→ **To do**: Only the pictures are to be left out; set down the rest of the records exactly.

→ **Data supplied**:
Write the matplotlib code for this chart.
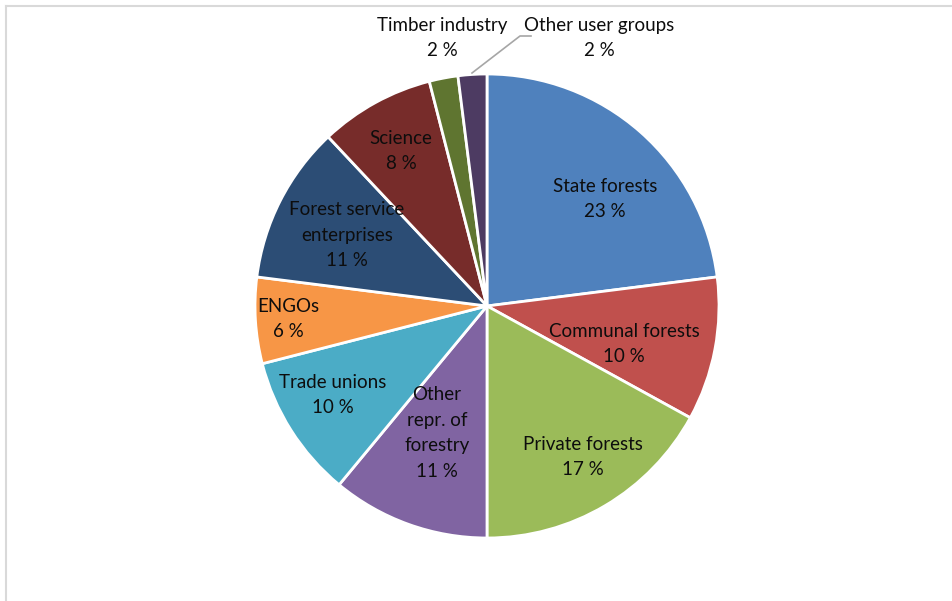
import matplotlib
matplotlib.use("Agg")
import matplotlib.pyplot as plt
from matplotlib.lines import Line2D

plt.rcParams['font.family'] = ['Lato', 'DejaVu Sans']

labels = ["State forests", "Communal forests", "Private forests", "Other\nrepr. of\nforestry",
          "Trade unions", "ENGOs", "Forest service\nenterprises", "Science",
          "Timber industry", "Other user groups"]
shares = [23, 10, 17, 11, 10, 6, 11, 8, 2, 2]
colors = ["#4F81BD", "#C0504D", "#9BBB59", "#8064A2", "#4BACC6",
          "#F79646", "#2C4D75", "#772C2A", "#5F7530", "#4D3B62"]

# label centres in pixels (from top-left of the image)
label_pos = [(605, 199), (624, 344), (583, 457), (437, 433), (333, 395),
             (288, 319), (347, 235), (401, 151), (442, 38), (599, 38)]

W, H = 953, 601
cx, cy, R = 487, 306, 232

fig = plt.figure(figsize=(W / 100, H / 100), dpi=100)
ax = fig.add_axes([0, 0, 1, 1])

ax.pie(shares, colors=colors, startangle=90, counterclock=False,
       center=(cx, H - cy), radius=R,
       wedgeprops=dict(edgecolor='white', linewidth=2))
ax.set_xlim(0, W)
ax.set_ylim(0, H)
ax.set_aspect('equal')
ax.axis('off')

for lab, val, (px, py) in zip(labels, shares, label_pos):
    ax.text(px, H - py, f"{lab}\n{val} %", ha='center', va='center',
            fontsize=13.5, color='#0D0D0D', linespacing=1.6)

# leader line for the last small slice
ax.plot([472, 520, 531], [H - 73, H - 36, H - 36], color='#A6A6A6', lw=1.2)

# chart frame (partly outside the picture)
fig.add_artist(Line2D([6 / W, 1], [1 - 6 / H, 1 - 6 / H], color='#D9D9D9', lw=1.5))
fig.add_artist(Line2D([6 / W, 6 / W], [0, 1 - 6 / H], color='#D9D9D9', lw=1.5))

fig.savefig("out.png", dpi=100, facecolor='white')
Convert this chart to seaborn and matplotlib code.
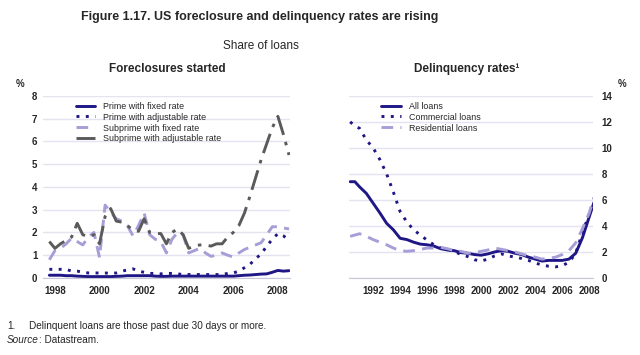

→ **Solved exercise**:
Write the matplotlib code for this chart.
import matplotlib
matplotlib.use("Agg")
import matplotlib.pyplot as plt
from matplotlib.lines import Line2D

plt.rcParams['font.family'] = ['Lato', 'DejaVu Sans']

labels = ["State forests", "Communal forests", "Private forests", "Other\nrepr. of\nforestry",
          "Trade unions", "ENGOs", "Forest service\nenterprises", "Science",
          "Timber industry", "Other user groups"]
shares = [23, 10, 17, 11, 10, 6, 11, 8, 2, 2]
colors = ["#4F81BD", "#C0504D", "#9BBB59", "#8064A2", "#4BACC6",
          "#F79646", "#2C4D75", "#772C2A", "#5F7530", "#4D3B62"]

# label centres in pixels (from top-left of the image)
label_pos = [(605, 199), (624, 344), (583, 457), (437, 433), (333, 395),
             (288, 319), (347, 235), (401, 151), (442, 38), (599, 38)]

W, H = 953, 601
cx, cy, R = 487, 306, 232

fig = plt.figure(figsize=(W / 100, H / 100), dpi=100)
ax = fig.add_axes([0, 0, 1, 1])

ax.pie(shares, colors=colors, startangle=90, counterclock=False,
       center=(cx, H - cy), radius=R,
       wedgeprops=dict(edgecolor='white', linewidth=2))
ax.set_xlim(0, W)
ax.set_ylim(0, H)
ax.set_aspect('equal')
ax.axis('off')

for lab, val, (px, py) in zip(labels, shares, label_pos):
    ax.text(px, H - py, f"{lab}\n{val} %", ha='center', va='center',
            fontsize=13.5, color='#0D0D0D', linespacing=1.6)

# leader line for the last small slice
ax.plot([472, 520, 531], [H - 73, H - 36, H - 36], color='#A6A6A6', lw=1.2)

# chart frame (partly outside the picture)
fig.add_artist(Line2D([6 / W, 1], [1 - 6 / H, 1 - 6 / H], color='#D9D9D9', lw=1.5))
fig.add_artist(Line2D([6 / W, 6 / W], [0, 1 - 6 / H], color='#D9D9D9', lw=1.5))

fig.savefig("out.png", dpi=100, facecolor='white')
Convert this chart to seaborn and matplotlib code.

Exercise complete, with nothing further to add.